## WHAT TO DO
Skip every picture and transcribe the remaining material exactly.

## PROVIDED RECORDS
— Start —
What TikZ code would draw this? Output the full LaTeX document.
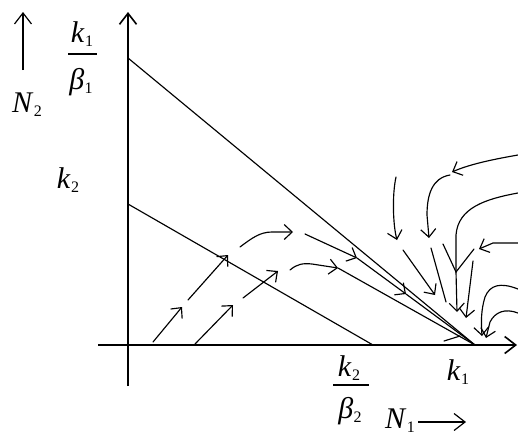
\documentclass[tikz,border=0pt]{standalone}
\usepackage{fontspec}
\setmainfont{Liberation Serif}
\usetikzlibrary{arrows.meta}
\newcommand{\sublab}[2]{\textit{#1}\kern0.5pt\raisebox{-4.5pt}{\fontsize{16}{18}\selectfont #2}}
\tikzset{
  traj/.style={line width=1.15pt, line cap=round, line join=round},
  arr/.style={traj, -{Straight Barb[length=8pt,width=15pt]}},
  axis/.style={line width=1.6pt, -{Straight Barb[length=11pt,width=17pt]}},
  lab/.style={inner sep=0pt, anchor=base, font=\fontsize{30}{34}\selectfont},
  fbar/.style={line width=1.1pt}
}
\begin{document}
\begin{tikzpicture}[x=1pt,y=-1pt]
\useasboundingbox (0,0) rectangle (518,437);
% key points
\coordinate (O) at (128,345);
\coordinate (K1) at (475,345);
\coordinate (K2B2) at (373,345);
\coordinate (K1B1) at (128,58);
\coordinate (K2) at (128,204);
% axes
\draw[axis] (128,386) -- (128,12);
\draw[axis] (98,345) -- (517,345);
% isoclines
\draw[traj] (K1B1) -- (K1);
\draw[traj] (K2) -- (K2B2);
% side arrows
\draw[axis, line width=1.2pt] (23,70) -- (23,12);
\draw[axis, line width=1.2pt] (418,422) -- (466,422);
% labels
\node[lab] (kbnum) at (82,42) {\sublab{k}{1}};
\draw[fbar] (68,54) -- (97,54);
\node[lab] (kbden) at (81,89) {\sublab{β}{1}};
\node[lab] (k2) at (68,188) {\sublab{k}{2}};
\node[lab] (n2) at (27,112) {\sublab{N}{2}};
\node[lab] (kcnum) at (349,376) {\sublab{k}{2}};
\draw[fbar] (333,385) -- (369,385);
\node[lab] (kcden) at (350,418) {\sublab{β}{2}};
\node[lab] (k1) at (458,380) {\sublab{k}{1}};
\node[lab] (n1) at (400,428) {\sublab{N}{1}};
% left trajectories
\draw[arr] (153,342) -- (182,307);
\draw[arr] (188,300) -- (228,255);
\draw[arr] (240,247) .. controls (252,238) and (260,232) .. (272,232) -- (293,232);
\draw[arr] (305,234) -- (357,258);
\draw[arr] (357,258) -- (406,294);
\draw[traj] (406,294) -- (K1);
\draw[arr] (195,344) -- (233,305);
\draw[arr] (243,298) -- (278,271);
\draw[arr] (290,270) .. controls (297,264) and (303,263) .. (312,264) -- (338,268);
\draw[traj] (338,268) -- (K1);
% right trajectories
\draw[arr] (396,177) .. controls (392,195) and (393,225) .. (397,240);
\draw[arr] (403,250) -- (435,295);
\draw[arr] (518,155) .. controls (495,159) and (470,164) .. (452,172);
\draw[arr] (450,175) .. controls (432,178) and (427,195) .. (427,215) -- (429,238);
\draw[traj] (431,248) -- (446,302);
\draw[traj] (518,193) .. controls (485,199) and (458,208) .. (456,235) -- (456,272);
\draw[arr] (456,272) -- (457,312);
\draw[traj] (443,244) -- (456,272);
\draw[arr] (518,243) -- (493,243) -- (479,249);
\draw[traj] (474,249) -- (456,272);
\draw[arr] (473,261) -- (466,318);
\draw[arr] (518,289) .. controls (500,282) and (490,285) .. (485,297) .. controls (481,310) and (481,322) .. (482,336);
\draw[arr] (518,313) .. controls (505,308) and (495,312) .. (490,322) -- (486,338);
\draw[traj] (444,341) -- (460,336);
\end{tikzpicture}
\end{document}
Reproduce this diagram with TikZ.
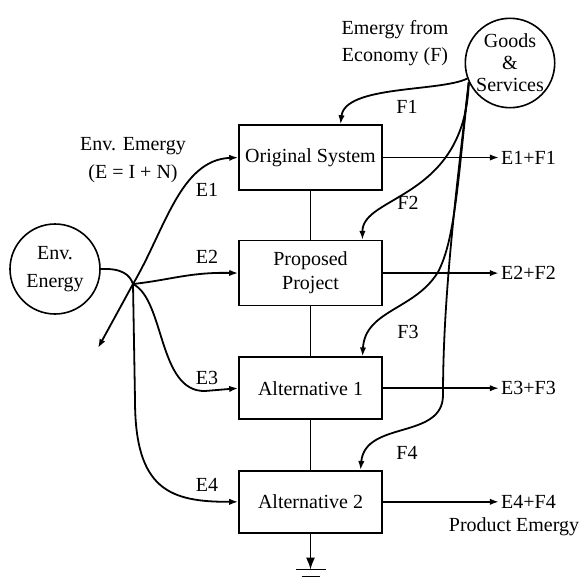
— End —
## FULL RESPONSE
What TikZ code would draw this? Output the full LaTeX document.
\documentclass[tikz,border=0pt]{standalone}
\usepackage{fontspec}
\setmainfont{Liberation Serif}
\usetikzlibrary{arrows.meta}
\newcommand{\sublab}[2]{\textit{#1}\kern0.5pt\raisebox{-4.5pt}{\fontsize{16}{18}\selectfont #2}}
\tikzset{
  traj/.style={line width=1.15pt, line cap=round, line join=round},
  arr/.style={traj, -{Straight Barb[length=8pt,width=15pt]}},
  axis/.style={line width=1.6pt, -{Straight Barb[length=11pt,width=17pt]}},
  lab/.style={inner sep=0pt, anchor=base, font=\fontsize{30}{34}\selectfont},
  fbar/.style={line width=1.1pt}
}
\begin{document}
\begin{tikzpicture}[x=1pt,y=-1pt]
\useasboundingbox (0,0) rectangle (518,437);
% key points
\coordinate (O) at (128,345);
\coordinate (K1) at (475,345);
\coordinate (K2B2) at (373,345);
\coordinate (K1B1) at (128,58);
\coordinate (K2) at (128,204);
% axes
\draw[axis] (128,386) -- (128,12);
\draw[axis] (98,345) -- (517,345);
% isoclines
\draw[traj] (K1B1) -- (K1);
\draw[traj] (K2) -- (K2B2);
% side arrows
\draw[axis, line width=1.2pt] (23,70) -- (23,12);
\draw[axis, line width=1.2pt] (418,422) -- (466,422);
% labels
\node[lab] (kbnum) at (82,42) {\sublab{k}{1}};
\draw[fbar] (68,54) -- (97,54);
\node[lab] (kbden) at (81,89) {\sublab{β}{1}};
\node[lab] (k2) at (68,188) {\sublab{k}{2}};
\node[lab] (n2) at (27,112) {\sublab{N}{2}};
\node[lab] (kcnum) at (349,376) {\sublab{k}{2}};
\draw[fbar] (333,385) -- (369,385);
\node[lab] (kcden) at (350,418) {\sublab{β}{2}};
\node[lab] (k1) at (458,380) {\sublab{k}{1}};
\node[lab] (n1) at (400,428) {\sublab{N}{1}};
% left trajectories
\draw[arr] (153,342) -- (182,307);
\draw[arr] (188,300) -- (228,255);
\draw[arr] (240,247) .. controls (252,238) and (260,232) .. (272,232) -- (293,232);
\draw[arr] (305,234) -- (357,258);
\draw[arr] (357,258) -- (406,294);
\draw[traj] (406,294) -- (K1);
\draw[arr] (195,344) -- (233,305);
\draw[arr] (243,298) -- (278,271);
\draw[arr] (290,270) .. controls (297,264) and (303,263) .. (312,264) -- (338,268);
\draw[traj] (338,268) -- (K1);
% right trajectories
\draw[arr] (396,177) .. controls (392,195) and (393,225) .. (397,240);
\draw[arr] (403,250) -- (435,295);
\draw[arr] (518,155) .. controls (495,159) and (470,164) .. (452,172);
\draw[arr] (450,175) .. controls (432,178) and (427,195) .. (427,215) -- (429,238);
\draw[traj] (431,248) -- (446,302);
\draw[traj] (518,193) .. controls (485,199) and (458,208) .. (456,235) -- (456,272);
\draw[arr] (456,272) -- (457,312);
\draw[traj] (443,244) -- (456,272);
\draw[arr] (518,243) -- (493,243) -- (479,249);
\draw[traj] (474,249) -- (456,272);
\draw[arr] (473,261) -- (466,318);
\draw[arr] (518,289) .. controls (500,282) and (490,285) .. (485,297) .. controls (481,310) and (481,322) .. (482,336);
\draw[arr] (518,313) .. controls (505,308) and (495,312) .. (490,322) -- (486,338);
\draw[traj] (444,341) -- (460,336);
\end{tikzpicture}
\end{document}
Reproduce this diagram with TikZ.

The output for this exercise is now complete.